Tool 2: Spec Dependency Graph
Track which services depend on which specs:
# build_dependency_graph.py
import json
import os
deps = {}
for service_dir in os.listdir("services"):
spec_file = f"services/{service_dir}/spec.yaml"
spec = load_yaml(spec_file)
dependencies = spec.get("dependencies", {})
deps[service_dir] = dependencies
# Output: service dependency graph
print(json.dumps(deps, indent=2))
When a spec changes, this tool shows which services are affected.
Tool 3: Spec Change Tracker
Track all spec changes in a spreadsheet or database:
Spec Change Tracker:
| Change ID | Service | Change | Status | Author | Approvers | Deploy Date |
|-----------|---------|--------|--------|--------|-----------|-------------|
| SC-001 | payment-service | Add rate limiting | Approved | Alice | Bob, Carol | 2026-06-15 |
| SC-002 | user-service | User.email max length 254 | Review | Dan | (waiting) | TBD |
| SC-003 | notification | SMS support | Draft | Eve | (none) | TBD |
This centralizes visibility into what's changing and when.
Communication Strategy
Keep teams informed about spec changes:
Spec Change Notification (Email Template)
Subject: SPEC CHANGE ALERT: payment-service v2.1.0
Dear Teams,
A breaking change to the Payment Service spec is being deployed on 2026-06-15.
WHAT IS CHANGING:
- Rate limit: 100 requests/min per account (was 1000)
- Error response: now includes retry_after_seconds field
AFFECTED TEAMS:
- Order Service (AFFECTED - you call payment APIs)
- Billing Service (AFFECTED - you call payment APIs)
- Analytics Service (NOT affected)
ACTION REQUIRED (by 2026-06-10):
1. Review: https://github.com/org/specs/pull/42
2. Test: Re-run integration tests with new spec
3. Deploy: Update your code and deploy by 2026-06-15
MIGRATION GUIDE:
https://specs.example.com/payment/v2.1.0/migration-guide
QUESTIONS:
Post in #spec-changes Slack channel
Comparison Table: Team Scales
| Scale | Governance | Review | Tools | Coordination |
|---|---|---|---|---|
| 1 dev | Informal | Self-review | Git | N/A |
| 1 team (5–10) | Light (OWNERS file) | 1 approval | Git, CI | Slack |
| 2–3 teams | Formal (hierarchy) | 2–3 approvals | Git, CI, tracker | Weekly sync |
| 10+ teams | Strict (platform levels) | Multiple gates | Git, CI, tracker, dependency graph | Spec committee |
Key Takeaways
- Spec governance requires a clear hierarchy: platform specs (org-wide), service specs (team-owned, widely-used), feature specs (feature-specific).
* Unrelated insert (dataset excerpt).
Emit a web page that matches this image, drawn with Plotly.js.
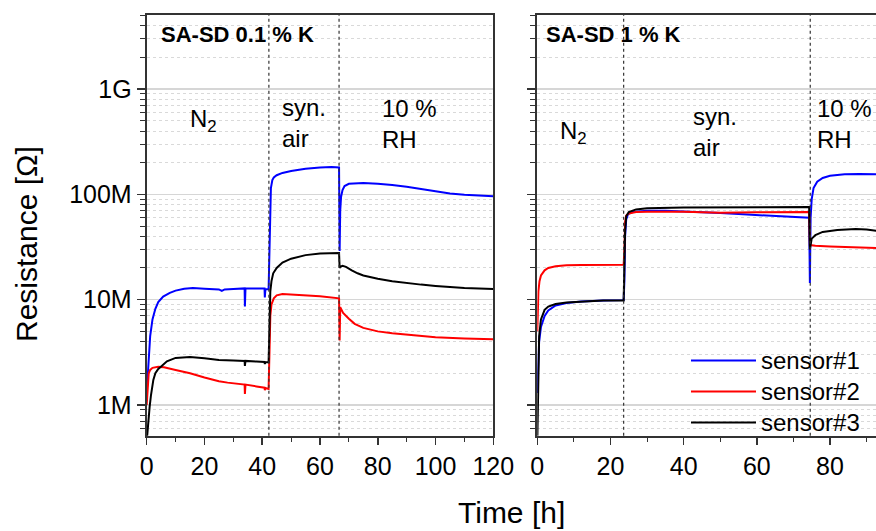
<!DOCTYPE html>
<html>
<head>
<meta charset="utf-8">
<script src="https://cdn.plot.ly/plotly-3.0.1.min.js"></script>
<style>html,body{margin:0;padding:0;background:#fff;}#chart{width:876px;height:531px;}</style>
</head>
<body>
<div id="chart"></div>
<script>
// ---- Data (time in h, resistance in Ohm) ----
// Left panel: SA-SD 0.1 % K
const tL_s1 = [0,0.5,1.2,2,3,4,5.7,8,10,13,16,20,25,26,27,30,33.9,34,34.2,38,40.8,40.9,41.1,42.2,42.4,42.6,42.8,43,43.5,44,45,47,50,55,60,64,66.6,66.8,67.0,67.3,67.8,68.5,70,73,75,80,85,90,95,100,105,110,115,120];
const rL_s1 = [1.3e6,2.1e6,4.5e6,6.5e6,8.2e6,9.5e6,10.7e6,11.6e6,12.2e6,12.7e6,12.9e6,12.7e6,12.5e6,12.1e6,12.5e6,12.6e6,12.8e6,8.6e6,12.8e6,12.8e6,12.8e6,10.5e6,12.6e6,12.5e6,20e6,50e6,90e6,115e6,137e6,145e6,152e6,160e6,167e6,175e6,180e6,182e6,180e6,29e6,70e6,95e6,110e6,120e6,126e6,127e6,128e6,126e6,123e6,118e6,112e6,107e6,102e6,99e6,98e6,96e6];

const tL_s2 = [0,0.3,0.7,1.2,2,4,6,10,15,20,25,28,33.9,34,34.2,38,40.8,40.9,41.1,42.2,42.4,42.6,42.8,43.2,44,45,47,50,55,60,66.6,66.8,67.0,67.3,68,70,72,75,80,85,90,95,100,110,120];
const rL_s2 = [1.0e6,1.6e6,2.0e6,2.15e6,2.25e6,2.3e6,2.28e6,2.15e6,2.0e6,1.82e6,1.68e6,1.63e6,1.56e6,1.27e6,1.56e6,1.5e6,1.46e6,1.38e6,1.45e6,1.42e6,2e6,4e6,7e6,9e6,10.3e6,11e6,11.3e6,11.2e6,11e6,10.8e6,10.3e6,4.1e6,8.5e6,8.2e6,7.5e6,6.6e6,5.9e6,5.4e6,5.0e6,4.8e6,4.65e6,4.5e6,4.4e6,4.28e6,4.22e6];

const tL_s3 = [0,0.5,1,1.5,2.3,3,4,5.2,7,10,15,20,25,30,33.9,34,34.2,38,40.8,40.9,41.1,42.2,42.4,42.6,42.8,43.2,43.8,45,47,50,55,60,66.6,66.8,67.0,67.8,69,71,73,75,80,85,90,95,100,110,120];
const rL_s3 = [0.45e6,0.7e6,0.95e6,1.25e6,1.73e6,2.0e6,2.2e6,2.35e6,2.6e6,2.8e6,2.85e6,2.78e6,2.68e6,2.65e6,2.62e6,2.35e6,2.62e6,2.58e6,2.56e6,2.45e6,2.55e6,2.55e6,4e6,8e6,12e6,15e6,17.8e6,20e6,22.5e6,24.5e6,26.5e6,27.5e6,27.8e6,20e6,20.5e6,21e6,20.5e6,19e6,17.8e6,17e6,15.8e6,15e6,14.4e6,13.9e6,13.5e6,12.9e6,12.6e6];

// Right panel: SA-SD 1 % K
const tR_s1 = [0,0.2,0.5,1,2,3,5,8,12,18,23.6,23.8,24.0,24.3,24.8,26,30,35,40,45,50,55,60,65,70,74.3,74.5,74.7,75,75.5,76.5,78,80,84,88,93];
const rR_s1 = [1.3e6,2.5e6,4e6,5.5e6,7e6,7.9e6,8.8e6,9.3e6,9.6e6,9.8e6,9.9e6,15e6,40e6,58e6,65e6,68e6,70e6,70e6,69e6,68e6,66.5e6,65e6,63.5e6,62e6,61e6,60e6,14.4e6,60e6,90e6,115e6,132e6,143e6,150e6,155e6,156e6,155e6];

const tR_s2 = [0,0.1,0.3,0.6,1,2,3,5,8,12,16,23.6,23.8,24.0,24.3,25,27,30,40,50,60,70,74.3,74.5,76,80,85,93];
const rR_s2 = [5e6,8e6,12e6,15e6,17e6,19e6,20e6,20.8e6,21.2e6,21.3e6,21.4e6,21.5e6,30e6,55e6,63e6,66e6,68e6,68.5e6,68.5e6,67e6,67.5e6,68e6,68e6,33e6,32.5e6,32e6,31.5e6,31e6];

const tR_s3 = [0,0.2,0.5,1,2,3,5,8,12,18,23.6,23.8,24.0,24.3,25,27,30,40,50,60,70,74.3,74.5,75,76,78,82,87,90,93];
const rR_s3 = [0.45e6,2e6,4.5e6,6.5e6,8e6,8.6e6,9.1e6,9.4e6,9.6e6,9.8e6,9.8e6,20e6,45e6,62e6,68e6,72e6,74e6,75e6,75.5e6,75.5e6,76e6,76e6,30e6,38e6,41e6,44e6,46e6,47e6,46.5e6,45e6];

const seriesNames = ['sensor#1','sensor#2','sensor#3'];
const seriesColors = ['#0000ff','#ff0000','#000000'];

const yTickVals = [1e6,1e7,1e8,1e9];
const yTickText = ['1M','10M','100M','1G'];

const switchLeft = [42.3, 66.6];
const switchRight = [23.6, 74.6];

// minor tick positions for log axes (2..9 x 10^k)
const yMinorVals = [];
for (let k = 5; k <= 9; k++) for (let m = 2; m <= 9; m++) yMinorVals.push(m * Math.pow(10, k));

const FONT = 'Liberation Sans, Arial, sans-serif';
const legendName = s => '<span style="font-size:24px">' + s + '</span>';

const traces = [
  {x:tL_s1, y:rL_s1, xaxis:'x', yaxis:'y', name:legendName(seriesNames[0]), showlegend:true},
  {x:tL_s2, y:rL_s2, xaxis:'x', yaxis:'y', name:legendName(seriesNames[1]), showlegend:true},
  {x:tL_s3, y:rL_s3, xaxis:'x', yaxis:'y', name:legendName(seriesNames[2]), showlegend:true},
  {x:tR_s1, y:rR_s1, xaxis:'x2', yaxis:'y2', name:seriesNames[0], showlegend:false},
  {x:tR_s2, y:rR_s2, xaxis:'x2', yaxis:'y2', name:seriesNames[1], showlegend:false},
  {x:tR_s3, y:rR_s3, xaxis:'x2', yaxis:'y2', name:seriesNames[2], showlegend:false}
].map((t, i) => Object.assign(t, {
  type:'scatter', mode:'lines', line:{color:seriesColors[i % 3], width:2}
}));

const yDom = [1 - 435.7/531, 1 - 15/531];
const yRange = [5.708, 9.704];

function yAxis(showLabels, mirror) {
  return {
    type:'log', domain:yDom, range:yRange,
    tickmode:'array', tickvals:yTickVals, ticktext:yTickText, showticklabels:showLabels,
    ticks:'outside', ticklen:8, tickwidth:1.5, tickcolor:'#333',
    showline:true, linecolor:'#333', linewidth:2, mirror:mirror,
    showgrid:true, gridcolor:'#d6d6d6', gridwidth:1.5,
    zeroline:false,
    tickfont:{family:FONT, size:25, color:'#000'},
    minor:{tickmode:'array', tickvals:yMinorVals, ticks:'outside', ticklen:5, tickwidth:1, tickcolor:'#333',
           showgrid:true, gridcolor:'#d9d9d9', gridwidth:1, griddash:'dot'}
  };
}
function xAxis(domain, range) {
  return {
    domain:domain, range:range, tick0:0, dtick:20,
    ticks:'outside', ticklen:7, tickwidth:1.5, tickcolor:'#333',
    showline:true, linecolor:'#333', linewidth:2, mirror:true,
    showgrid:false, zeroline:false,
    tickfont:{family:FONT, size:25, color:'#000'},
    minor:{dtick:10, ticks:'outside', ticklen:4, tickwidth:1, tickcolor:'#333', showgrid:false}
  };
}

const shapes = [];
switchLeft.forEach(v => shapes.push({type:'line', xref:'x', yref:'y domain', x0:v, x1:v, y0:0, y1:1, line:{color:'#333', width:1.2, dash:'dot'}}));
switchRight.forEach(v => shapes.push({type:'line', xref:'x2', yref:'y2 domain', x0:v, x1:v, y0:0, y1:1, line:{color:'#333', width:1.2, dash:'dot'}}));

const txt = (size) => ({family:FONT, size:size, color:'#000'});
const annotations = [
  {xref:'x domain', yref:'y domain', x:0.036, y:0.953, xanchor:'left', yanchor:'middle', text:'<b>SA-SD 0.1 % K</b>', showarrow:false, font:txt(22)},
  {xref:'x2 domain', yref:'y2 domain', x:0.02, y:0.953, xanchor:'left', yanchor:'middle', text:'<b>SA-SD 1 % K</b>', showarrow:false, font:txt(22)},
  // region labels, left
  {xref:'x', yref:'paper', x:19.5, y:1-120/531, xanchor:'center', yanchor:'middle', text:'N<sub>2</sub>', showarrow:false, font:txt(24)},
  {xref:'x', yref:'paper', x:46.0, y:1-123/531, xanchor:'left', yanchor:'middle', align:'left', text:'syn.<br>air', showarrow:false, font:txt(24)},
  {xref:'x', yref:'paper', x:80.8, y:1-124/531, xanchor:'left', yanchor:'middle', align:'left', text:'10 %<br>RH', showarrow:false, font:txt(24)},
  // region labels, right
  {xref:'x2', yref:'paper', x:10.0, y:1-132/531, xanchor:'center', yanchor:'middle', text:'N<sub>2</sub>', showarrow:false, font:txt(24)},
  {xref:'x2', yref:'paper', x:42.0, y:1-132/531, xanchor:'left', yanchor:'middle', align:'left', text:'syn.<br>air', showarrow:false, font:txt(24)},
  {xref:'x2', yref:'paper', x:76.0, y:1-124/531, xanchor:'left', yanchor:'middle', align:'left', text:'10 %<br>RH', showarrow:false, font:txt(24)},
  // axis titles
  {xref:'paper', yref:'paper', x:26/876, y:1-244/531, xanchor:'center', yanchor:'middle', textangle:-90, text:'Resistance [Ω]', showarrow:false, font:txt(30)},
  {xref:'paper', yref:'paper', x:511/876, y:1-512/531, xanchor:'center', yanchor:'middle', text:'Time [h]', showarrow:false, font:txt(30)}
];

const layout = {
  width:876, height:531,
  margin:{l:0, r:0, t:0, b:0},
  paper_bgcolor:'#fff', plot_bgcolor:'#fff',
  font:{family:FONT, color:'#000'},
  xaxis: Object.assign(xAxis([146.7/876, 493.3/876], [0,120]), {anchor:'y'}),
  xaxis2: Object.assign(xAxis([537.3/876, 1], [0, 92.57]), {anchor:'y2', mirror:true}),
  yaxis: Object.assign(yAxis(true, true), {anchor:'x'}),
  yaxis2: Object.assign(yAxis(false, false), {anchor:'x2'}),
  showlegend:true,
  legend:{x:686/876, y:1-340/531, xanchor:'left', yanchor:'top', bgcolor:'rgba(0,0,0,0)',
          font:{family:FONT, size:21.5, color:'#000'}, tracegroupgap:0, itemwidth:65},
  shapes:shapes,
  annotations:annotations
};

Plotly.newPlot('chart', traces, layout, {staticPlot:true, displayModeBar:false});
</script>
</body>
</html>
- Spec change management workflows prevent conflicting changes and ensure stakeholders review before adoption.
- A shared spec repository with CI/validation ensures specs are always syntactically correct and platform-compliant.
- Dependency tracking shows which teams are affected by spec changes.
- Communication is critical: notify teams early and provide migration guides for breaking changes.
Frequently Asked Questions
How do we handle spec disagreements between teams?
Schedule a design review with both teams and a neutral tech lead. Document the decision and rationale in the spec. Disagreements often indicate ambiguity; resolve it in the spec.
What if a team ignores a spec change?
Identify why: did they not see it? Disagree? Lack capacity? Address the root cause. If they refuse to comply, escalate to leadership. Spec-driven development only works if teams honor specs.
Can we version individual fields or just whole specs?
Best practice: version entire specs. Field-level versioning is complex and error-prone. If a field is being removed or changed significantly, bump the spec version and provide a migration path.
How do we handle experimental specs that aren't approved?
Use branches or a separate experimental directory. Mark them clearly (e.g., "DRAFT: Not for production use"). Never merge unreviewed specs to main.